Our mission here was to plant mangrove tree saplings straight into the mud. The mangrove trees help to provide a canopy of vegetation along the banks. They offer an important habit to much of the area’s marine life, but many of the province’s mangrove forests were depleted as a result of the arrival of shrimp farming in the area in 1984, and within just a few short years only one per cent of the original stock remained. The planting process is a rough one – dig a small hole, shove the root in and smear some mud over with your hand (or foot – far less messy!) to seal. Do this a few times and you are done and ready to move on to the next stop – but not so fast…the real challenge here is in even getting out of the boat and standing up on this quicksand-like mud without sinking, let alone planting trees without losing yourself to its depths.
Next up was mud skiing – exhausting and impossible to keep up for any length of time.
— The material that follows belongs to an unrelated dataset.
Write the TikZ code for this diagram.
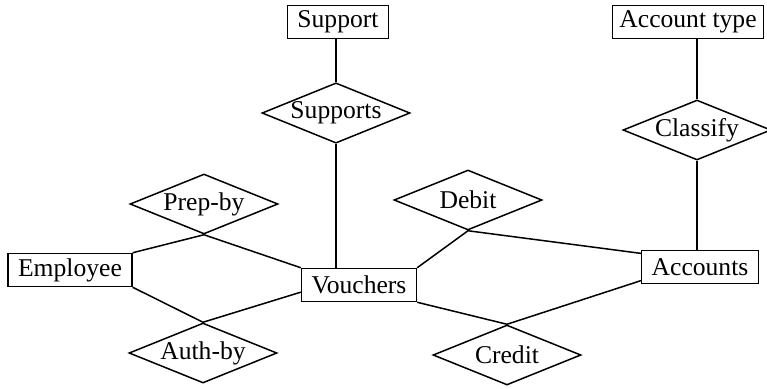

After a while all that remains to do is lay in the mud and soak up its goodness, rolling around, throwing it at friends, massaging it into your skin, making a DIY face mask and so on. The salty, plasticine-like perfume of the mud might not be entirely pleasant, but it is addictive all the same, and impossible not to get a taste of – whether you want to or not – both on the boat ride here, as pieces fly through the air in the chop and spray of the water, and right here as you lie in it. But this stuff also cakes itself to your skin like no-one’s business, and taking a dip in the comparatively clean and flowing water of the river itself is refreshing, though it’s still no easy feat to get the mud off.
On to check out the locals’ fishing methods – everything is farmed here from clams through prawns to oysters and mussels, and we saw the whole lot in progress. Fishing is big business in these parts, but also involves hard work – our host told us that he rarely gets more than four to five hours’ sleep a night, and at the busiest time of year works for three months solid as orders pile in for seafood to be eaten around Thai new year. As his son steered us round the poles that are home to the growing seafood, along came our host on his own boat with his latest catch – a huge bucket full of bounty, with raw prawns freshly caught from the water only a few moments before, likely still at least a little bit alive, and ready for us to taste. The taste is incredible – with a freshness I have never tasted before, in many ways similar to the taste of freshly shucked oysters, and yet so much better even still, and enough to make you realise that that very taste in an oyster is not the flavour of an oyster at all, but simply the salty flavour of the sea itself. ‘Wow’ is all I can add – an absolute must-try, and not just on a restaurant menu but here on the ocean.
Finally, we took to the water again for a spot of something closer to regular skiing – the same surfboard comes out again, but this time tied to the back of the boat to drag you around behind it, jet-ski style. In water that is no more than a couple of feet deep, it is the kind of jet-skiing made for those who are afraid of jet-skiing (like me!) Of course, falling off at least once is obligatory as you try to keep your balance with the boat turning corners, creating ripples behind it and doing its best to throw you off course.
Back home to shower off, change clothes (expect everything to be CAKED in mud!), eat one final delicious meal and head off to catch a boat along the river, a songthaew to town and a minibus back to Bangkok – with more idea of what ‘sanuk’ really means than you’ll get anywhere else.